Nessuno gli aveva mai detto che il nuoto potesse essere competitivo, potesse essere uno sport attraverso il quale c’era gente che ne poteva fare una professione, ma, una volta ottenuta l’autorizzazione a usufruire della piscina dell’hotel, lunga peraltro solo 13 metri, durante le tre ore settimanali durante le quali vi poteva accedere, non sprecava nemmeno un minuto e si allenava come un ossesso.

Il sogno olimpico

Segnalato dalle deboli organizzazioni del proprio Paese al Comitato Olimpico Internazionale, a Moussambani fu concessa una wild card e, per la prima volta nella sua vita, prese un aereo, uscì dalla propria nazione e viaggiò fino a Sidney, prendendo 4 aerei e toccando tre scali in oltre due giorni di viaggio, per una sorta di odissea che non avrebbe più dimenticato.

Gli occhi dell’atleta africano si illuminarono, quindi, quando, per la prima volta nella sua vita vide una piscina olimpionica da 50 metri, quella del prestigioso Sydney International Aquatic Centre, la quale, a differenza di quella dell’albergo nella quale si era allenato, assomigliava ad un campo da calcio, ad una specie di montagna da scalare a mani nude.

Se non bastasse questo tipo di difficile sogno ad occhi aperti, una volta arrivato a Sidney scoprì che avrebbe dovuto partecipare ad una distanza superiore rispetto a quella per la quale si era allenato.

A casa sua, infatti, a Moussambani era stato comunicato che la sua specialità sarebbe stata i 50 metri, il massimo a cui si può aspirare quando ti puoi allenare in un catino di 13 metri, ma pochi giorni prima di entrare in vasca per la sua qualificazione, gli fu detto che per un disguido di comunicazione, avrebbe dovuto partecipare alla distanza doppia, i 100 metri.

I giorni precedenti

Fu così che, visto il brevissimo tempo a disposizione, Moussambani decise di fare una full immersion, è proprio il caso di dirlo, insieme ai mostri sacri americani che lo accolsero come un fratello, sempre pronti a dargli dei consigli atti a migliorare la sua tecnica basilare e a fare gruppo con un ragazzo completamente spaesato in mezzo ad un mondo nuovo.

Ma era tutto difficile.
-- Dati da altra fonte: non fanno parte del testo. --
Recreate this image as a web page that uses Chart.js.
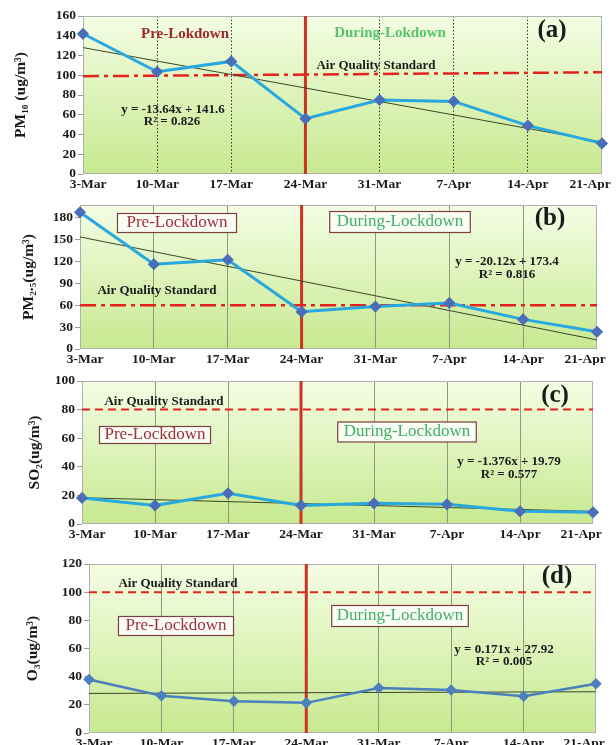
<!DOCTYPE html>
<html>
<head>
<meta charset="utf-8">
<script src="https://cdn.jsdelivr.net/npm/chart.js@4.4.1/dist/chart.umd.min.js"></script>
<style>
  body { margin: 0; background: #fff; width: 616px; height: 745px; overflow: hidden; position: relative; }
  canvas { position: absolute; left: 0; }
</style>
</head>
<body>
<canvas id="chartA" width="616" height="190" style="top:0px"></canvas>
<canvas id="chartB" width="616" height="175" style="top:190px"></canvas>
<canvas id="chartC" width="616" height="175" style="top:365px"></canvas>
<canvas id="chartD" width="616" height="205" style="top:540px"></canvas>
<script>
// weekly dates
const dates = ['3-Mar', '10-Mar', '17-Mar', '24-Mar', '31-Mar', '7-Apr', '14-Apr', '21-Apr'];

// concentrations (ug/m3)
const pm10 = [142, 103.5, 114, 56, 75, 73.5, 49, 31];
const pm25 = [187, 116, 122, 51, 58, 63, 40.5, 23.5];
const so2 = [18.2, 13, 21.5, 13, 14.5, 13.8, 8.9, 8.2];
const o3 = [38, 26.4, 22.6, 21.4, 32, 30.6, 26.1, 35];

// linear trend, start (3-Mar) and end (21-Apr)
const pm10Trend = [128, 32.5];
const pm25Trend = [153.3, 12.4];
const so2Trend = [18.4, 8.8];
const o3Trend = [28.1, 29.3];

// air quality standard line, start and end
const pm10Std = [99, 103];
const pm25Std = [60, 60];
const so2Std = [80, 80];
const o3Std = [100, 100];

// y axis ticks
const pm10Ticks = [0, 20, 40, 60, 80, 100, 120, 140, 160];
const pm25Ticks = [0, 30, 60, 90, 120, 150, 180];
const so2Ticks = [0, 20, 40, 60, 80, 100];
const o3Ticks = [0, 20, 40, 60, 80, 100, 120];

// equations
const pm10Eq = ['y = -13.64x + 141.6', 'R² = 0.826'];
const pm25Eq = ['y = -20.12x + 173.4', 'R² = 0.816'];
const so2Eq = ['y = -1.376x + 19.79', 'R² = 0.577'];
const o3Eq = ['y = 0.171x + 27.92', 'R² = 0.005'];

const SERIF = "'Liberation Serif', 'Times New Roman', serif";
Chart.defaults.font.family = SERIF;
Chart.defaults.color = '#1a1a1a';

const panelDeco = {
  id: 'panelDeco',
  beforeDraw(chart) {
    const { ctx, chartArea: a } = chart;
    const g = ctx.createLinearGradient(0, a.top, 0, a.bottom);
    g.addColorStop(0, '#f4fde4');
    g.addColorStop(1, '#c7e990');
    ctx.save();
    ctx.fillStyle = g;
    ctx.fillRect(a.left, a.top, a.right - a.left, a.bottom - a.top);
    ctx.restore();
  },
  beforeDatasetsDraw(chart, args, o) {
    const { ctx, chartArea: a } = chart;
    ctx.save();
    ctx.strokeStyle = '#b0b0b0';
    ctx.lineWidth = 1;
    ctx.strokeRect(a.left + 0.5, a.top + 0.5, a.right - a.left - 1, a.bottom - a.top - 1);
    // lockdown start
    const x = chart.scales.x.getPixelForValue(o.split);
    ctx.strokeStyle = '#cc3326';
    ctx.lineWidth = 3;
    ctx.beginPath();
    ctx.moveTo(x, a.top);
    ctx.lineTo(x, a.bottom);
    ctx.stroke();
    ctx.restore();
  },
  afterDraw(chart, args, o) {
    const ctx = chart.ctx;
    ctx.save();
    ctx.textAlign = 'center';
    ctx.textBaseline = 'middle';
    o.texts.forEach(t => {
      ctx.font = t.font;
      const y = t.y - o.top;
      if (t.box) {
        const w = ctx.measureText(t.text).width + t.box * 2;
        const h = t.h || 20;
        ctx.fillStyle = '#fafdf4';
        ctx.strokeStyle = '#7d4040';
        ctx.lineWidth = 1.2;
        ctx.fillRect(t.x - w / 2, y - h / 2, w, h);
        ctx.strokeRect(t.x - w / 2, y - h / 2, w, h);
      }
      ctx.fillStyle = t.color || '#1a1a1a';
      ctx.fillText(t.text, t.x, y);
    });
    ctx.restore();
  }
};

function makePanel(id, cfg) {
  const ep = (a) => [{ x: dates[0], y: a[0] }, { x: dates[dates.length - 1], y: a[1] }];
  const last = dates.length - 1;
  return new Chart(document.getElementById(id), {
    type: 'line',
    data: {
      labels: dates,
      datasets: [
        {
          data: ep(cfg.std),
          borderColor: '#e3231c',
          borderWidth: cfg.stdWidth,
          borderDash: cfg.stdDash,
          pointRadius: 0,
          order: 3
        },
        {
          data: ep(cfg.trend),
          borderColor: '#3c4628',
          borderWidth: 1,
          pointRadius: 0,
          order: 2
        },
        {
          data: cfg.values,
          borderColor: cfg.lineColor,
          borderWidth: cfg.lineWidth,
          pointStyle: 'rectRot',
          pointRadius: 4,
          pointBackgroundColor: cfg.pointColor,
          pointBorderColor: cfg.pointColor,
          tension: 0,
          order: 1
        }
      ]
    },
    options: {
      responsive: false,
      animation: false,
      events: [],
      layout: { padding: { top: cfg.padTop, right: cfg.padRight, left: 0, bottom: 0 } },
      plugins: {
        legend: { display: false },
        tooltip: { enabled: false },
        panelDeco: { split: 3, top: cfg.top, texts: cfg.texts }
      },
      scales: {
        x: {
          offset: false,
          grid: {
            color: c => (c.index === 0 || c.index === last) ? 'rgba(0,0,0,0)' : cfg.gridColor,
            lineWidth: 1,
            drawTicks: false
          },
          border: { display: false, dash: cfg.gridDash },
          ticks: {
            padding: 2,
            maxRotation: 0,
            autoSkip: false,
            font: { size: 13.5, weight: 'bold' },
            color: '#1a1a1a',
            // edge labels sit a little inside the plot, as in the source figure
            callback: (v, i) => i === 0 ? '   ' + dates[i] : (i === last ? dates[i] + '       ' : dates[i])
          },
          afterFit: s => { s.height = cfg.xHeight; s.paddingLeft = 0; s.paddingRight = 0; }
        },
        y: {
          min: 0,
          max: cfg.max,
          afterBuildTicks: s => { s.ticks = cfg.ticks.map(v => ({ value: v })); },
          grid: { drawOnChartArea: false, drawTicks: true, tickLength: 5, color: '#9a9a9a' },
          border: { display: false },
          ticks: {
            padding: 2,
            font: { size: 13.5, weight: 'bold' },
            color: '#1a1a1a'
          },
          title: {
            display: true,
            text: cfg.title,
            font: { size: 15.5, weight: 'bold' },
            color: '#1a1a1a',
            padding: { top: cfg.titlePad, bottom: 0 }
          },
          afterFit: s => { s.width = cfg.left; s.paddingTop = 0; s.paddingBottom = 0; }
        }
      }
    },
    plugins: [panelDeco]
  });
}

const boldLbl = 'bold 15px ' + SERIF;
const boxLbl = '17px ' + SERIF;
const tagLbl = 'bold 25px ' + SERIF;
const aqsLbl = 'bold 13px ' + SERIF;
const eqLbl = 'bold 13px ' + SERIF;

makePanel('chartA', {
  top: 0, left: 83, padTop: 16, padRight: 14, xHeight: 16, titlePad: 12,
  values: pm10, trend: pm10Trend, std: pm10Std, ticks: pm10Ticks, max: 160,
  title: 'PM₁₀ (ug/m³)',
  lineColor: '#27a8de', lineWidth: 3, pointColor: '#4a6fb8',
  stdDash: [16, 5, 4, 5], stdWidth: 2.5,
  gridColor: '#333333', gridDash: [1.5, 2],
  texts: [
    { text: 'Pre-Lokdown', x: 185, y: 34, font: boldLbl, color: '#9e2a2e' },
    { text: 'During-Lokdown', x: 390, y: 33, font: boldLbl, color: '#58c46f' },
    { text: '(a)', x: 552, y: 31, font: tagLbl },
    { text: 'Air Quality Standard', x: 376, y: 66, font: aqsLbl },
    { text: pm10Eq[0], x: 173, y: 110, font: eqLbl },
    { text: pm10Eq[1], x: 172, y: 122, font: eqLbl }
  ]
});

makePanel('chartB', {
  top: 190, left: 80, padTop: 15, padRight: 19, xHeight: 16, titlePad: 20,
  values: pm25, trend: pm25Trend, std: pm25Std, ticks: pm25Ticks, max: 197,
  title: 'PM₂.₅(ug/m³)',
  lineColor: '#27a8de', lineWidth: 3, pointColor: '#4a6fb8',
  stdDash: [16, 5, 4, 5], stdWidth: 2.5,
  gridColor: '#8e9a80', gridDash: [],
  texts: [
    { text: 'Pre-Lockdown', x: 177, y: 223, font: boxLbl, color: '#a0303e', box: 9, h: 19 },
    { text: 'During-Lockdown', x: 400, y: 222, font: boxLbl, color: '#3fae68', box: 7, h: 21 },
    { text: '(b)', x: 550, y: 219, font: tagLbl },
    { text: 'Air Quality Standard', x: 157, y: 291, font: aqsLbl },
    { text: pm25Eq[0], x: 507, y: 262, font: eqLbl },
    { text: pm25Eq[1], x: 507, y: 275, font: eqLbl }
  ]
});

makePanel('chartC', {
  top: 365, left: 82, padTop: 16, padRight: 23, xHeight: 16, titlePad: 26,
  values: so2, trend: so2Trend, std: so2Std, ticks: so2Ticks, max: 100,
  title: 'SO₂(ug/m³)',
  lineColor: '#27a8de', lineWidth: 3, pointColor: '#4a6fb8',
  stdDash: [8, 5], stdWidth: 2,
  gridColor: '#8e9a80', gridDash: [],
  texts: [
    { text: 'Air Quality Standard', x: 164, y: 402, font: aqsLbl },
    { text: 'Pre-Lockdown', x: 155, y: 435, font: boxLbl, color: '#a0303e', box: 5, h: 17 },
    { text: 'During-Lockdown', x: 407, y: 432, font: boxLbl, color: '#3fae68', box: 6, h: 20 },
    { text: '(c)', x: 555, y: 396, font: tagLbl },
    { text: so2Eq[0], x: 509, y: 462, font: eqLbl },
    { text: so2Eq[1], x: 509, y: 475, font: eqLbl }
  ]
});

makePanel('chartD', {
  top: 540, left: 89, padTop: 24, padRight: 20, xHeight: 12, titlePad: 24,
  values: o3, trend: o3Trend, std: o3Std, ticks: o3Ticks, max: 120,
  title: 'O₃(ug/m³)',
  lineColor: '#4b7fbd', lineWidth: 2.5, pointColor: '#4b7fbd',
  stdDash: [8, 5], stdWidth: 2,
  gridColor: '#8e9a80', gridDash: [],
  texts: [
    { text: 'Air Quality Standard', x: 178, y: 584, font: aqsLbl },
    { text: 'Pre-Lockdown', x: 176, y: 626, font: boxLbl, color: '#a0303e', box: 7, h: 19 },
    { text: 'During-Lockdown', x: 400, y: 616, font: boxLbl, color: '#3fae68', box: 5, h: 21 },
    { text: '(d)', x: 557, y: 577, font: tagLbl },
    { text: o3Eq[0], x: 504, y: 650, font: eqLbl },
    { text: o3Eq[1], x: 504, y: 662, font: eqLbl }
  ]
});
</script>
</body>
</html>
A Moussambani mancava anche lo slip da nuoto, era sprovvisto di asciugamano e accappatoio, non aveva gli occhialini, nulla.

Un allenatore sudafricano si rese conto di questi piccoli-grossi problemi di carattere logistico e lo aiutò, racimolando tutto l’occorrente e lo prese insieme alla sua nazionale, anche in questo caso per dargli qualche consiglio per affrontare la sua gara.

Il giorno della gara rimase impresso per sempre nella mente del nuotatore equatoguineano: 19 settembre 2000.

Fu opposto a due suoi avversari, anche loro non proprio dei fulmini, un nigeriano e rappresentante del Tagikistan, entrambi addirittura squalificati per falsa partenza.

Il tifo per Moussambani

La gara fu per Moussambani una sorta di inferno solitario che sfociò in paradiso per i quasi 20.000 tifosi dell’Aquatic Centre.

I primi 50 metri Eric l’anguilla tenne un ritmo discreto per i suoi standard, ma alla virata dei primi 50 metri qualcosa cominciò a non andare più come alla partenza.

Le gambe non rispondevano più durante i secondi 50 metri, ma la sua forza di volontà era superiore a tutto e tutto il palazzetto cominciò a fare il tifo per lui in una sorta di rito magico che diventò uno dei momenti più significativi della storia dei giochi olimpici.

Alla fine di una prova massacrante, Eric chiuse con il tempo di 1:52:72, un crono che rimane ancora oggi il tempo più lento di una gara olimpica di 100 metri.

Fu un meraviglioso episodio di dignità, forza d’animo e fratellanza sportiva, che ebbe perfino un seguito, visto che Eric Moussambani continuò ad allenarsi e, inseguito, riuscì a dimezzare il suo tempo scendendo sotto il minuto ad una gara ufficiale.

Pur riprovandoci non riuscì a partecipare alle successive Olimpiadi di Atene, ma il suo nome rimarrà per sempre nel libro dorato dei Giochi.